4 of 393 comments (clear)

  1. Re:Who even still users WEP? by StikyPad · · Score: 0, Troll

    > Who even still users WEP?

    I have precisely zero pieces of 802.11 equipment with WPA support
    So.. your answer is "people who don't upgrade." Not to sound discriminatory, but I'm pretty sure he wasn't including you in the question, much the way when I say "Who doesn't run a firewall?" I'm not including people who still use C64s. Talk to us again when all your hardware supports WPA, but you still use WEP anyway.
  2. Re:Might be bad news for home linux users... by CatOne · · Score: 0, Troll

    This is a Linux limitation, not a system limitation. OS X has supported WPA Personal for > 2 years, and WPA 2 Personal for at least 1.5 years on all systems.

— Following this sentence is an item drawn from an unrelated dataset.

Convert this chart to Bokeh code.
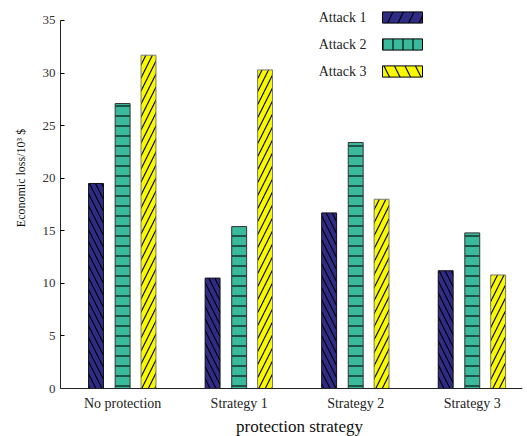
from bokeh.plotting import figure
from bokeh.models import (Range1d, FixedTicker, Legend, LegendItem, Label, Span,
                          ColumnDataSource)
from bokeh.core.properties import value
from bokeh.embed import file_html
from bokeh.resources import INLINE
import numpy as np

categories = ["No protection", "Strategy 1", "Strategy 2", "Strategy 3"]
series_names = ["Attack 1", "Attack 2", "Attack 3"]
attack1 = [19.5, 10.5, 16.7, 11.2]
attack2 = [27.1, 15.4, 23.4, 14.8]
attack3 = [31.7, 30.3, 18.0, 10.8]
y_ticks = [0, 5, 10, 15, 20, 25, 30, 35]

FONT = "Liberation Serif"
colors = ["#302b85", "#3bb99b", "#f8f800"]
edges = ["#111111", "#333333", "#7a7a7a"]
bar_hatch = ["left_diagonal_line", "horizontal_line", "right_diagonal_line"]
bar_scale = [12, 10, 13]
leg_hatch = ["right_diagonal_line", "vertical_line", "left_diagonal_line"]
leg_scale = [21, 10, 21]
offsets = [-0.228, 0.0, 0.222]
bar_w = 0.128

p = figure(width=527, height=436, output_backend="svg", toolbar_location=None,
           x_range=Range1d(-0.033, 3.931), y_range=Range1d(-4.565, 36.902),
           x_axis_location=None,
           min_border_left=60, min_border_right=5, min_border_top=0, min_border_bottom=0)
p.outline_line_color = None
p.grid.visible = False
p.background_fill_color = "white"

centers = np.arange(len(categories)) + 0.5
series = [attack1, attack2, attack3]
for i, vals in enumerate(series):
    src = ColumnDataSource(dict(x=centers + offsets[i], top=vals))
    p.vbar(x="x", top="top", bottom=0, width=bar_w, source=src,
           fill_color=colors[i], line_color=edges[i], line_width=1,
           hatch_pattern=bar_hatch[i], hatch_color="black",
           hatch_scale=bar_scale[i], hatch_weight=1.1)

# x axis: baseline at zero + category labels
p.add_layout(Span(location=0, dimension="width", line_color="#222222", line_width=1))
cat_src = ColumnDataSource(dict(x=centers, y=np.zeros(len(categories)), t=categories))
p.text(x="x", y="y", text="t", source=cat_src, y_offset=7, text_align="center",
       text_baseline="top", text_font=value(FONT), text_font_size="14px", text_color="#222222")
p.add_layout(Label(x=239, y=10, x_units="screen", y_units="screen", text="protection strategy",
                   text_align="center", text_baseline="alphabetic", text_font=FONT,
                   text_font_size="17px", text_color="#111111"))

# legend swatches: hidden renderers carrying the legend styles
items = []
for i, name in enumerate(series_names):
    r = p.vbar(x=[centers[0]], top=[0], width=bar_w, fill_color=colors[i], line_color="black",
               hatch_pattern=leg_hatch[i], hatch_color="black", hatch_scale=leg_scale[i],
               hatch_weight=1.1, visible=False)
    items.append(LegendItem(label=" ", renderers=[r], index=0))
legend = Legend(items=items, location=(317, 358), glyph_width=50, glyph_height=14,
                label_height=14, label_width=1, label_standoff=0, spacing=13, padding=0, margin=0,
                border_line_color=None, background_fill_alpha=0, label_text_font_size="4px",
                inactive_fill_alpha=0)
p.add_layout(legend)
for i, name in enumerate(series_names):
    p.add_layout(Label(x=306, y=419 - 27 * i, x_units="screen", y_units="screen", text=name,
                       text_align="right", text_baseline="middle", text_font=FONT,
                       text_font_size="14px", text_color="#222222"))

ya = p.yaxis[0]
ya.bounds = (0, 35)
ya.ticker = FixedTicker(ticks=y_ticks)
ya.major_tick_in = 4
ya.major_tick_out = 0
ya.minor_tick_line_color = None
ya.major_label_standoff = 5
ya.major_label_text_font = FONT
ya.major_label_text_font_size = "13px"
ya.major_label_text_color = "#333333"
ya.axis_label = "\u00a0" * 27 + "Economic loss/10\u00b3 $"
ya.axis_label_text_font = FONT
ya.axis_label_text_font_size = "12px"
ya.axis_label_text_font_style = "normal"
ya.axis_label_text_color = "#111111"
ya.axis_label_standoff = 12
ya.axis_line_color = "#222222"

open("out.html", "w").write(file_html(p, INLINE))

    Seems if you want a secure system you should stay away from a Linux laptop at home. But that's not really anything new. If you want a system that sleeps/wakes out of the box without tweaks a Mac would work nicely for that as well.

  3. Re:Who even still users WEP? by eXFeLoN · · Score: 0, Troll

    I'm still trying to figure out why you need such encryption on your Nintendo? I mean is you Mario save game that friggin' important?

    --
    My other sig is a knife wound.
  4. Encryption, like DRM, by cadeon · · Score: 1, Troll

    Is dead.

    With our current MO towards encryption, there is always a way to break it- it's just a matter of computing power, and that's a metric that's ever-increasing. It's no longer sufficent to think a method is strong simply because of the amount of power it takes to break it- because that power will be available to the public next week.

    We need to rethink encryption as a whole, or rethink what information we transmit electronically.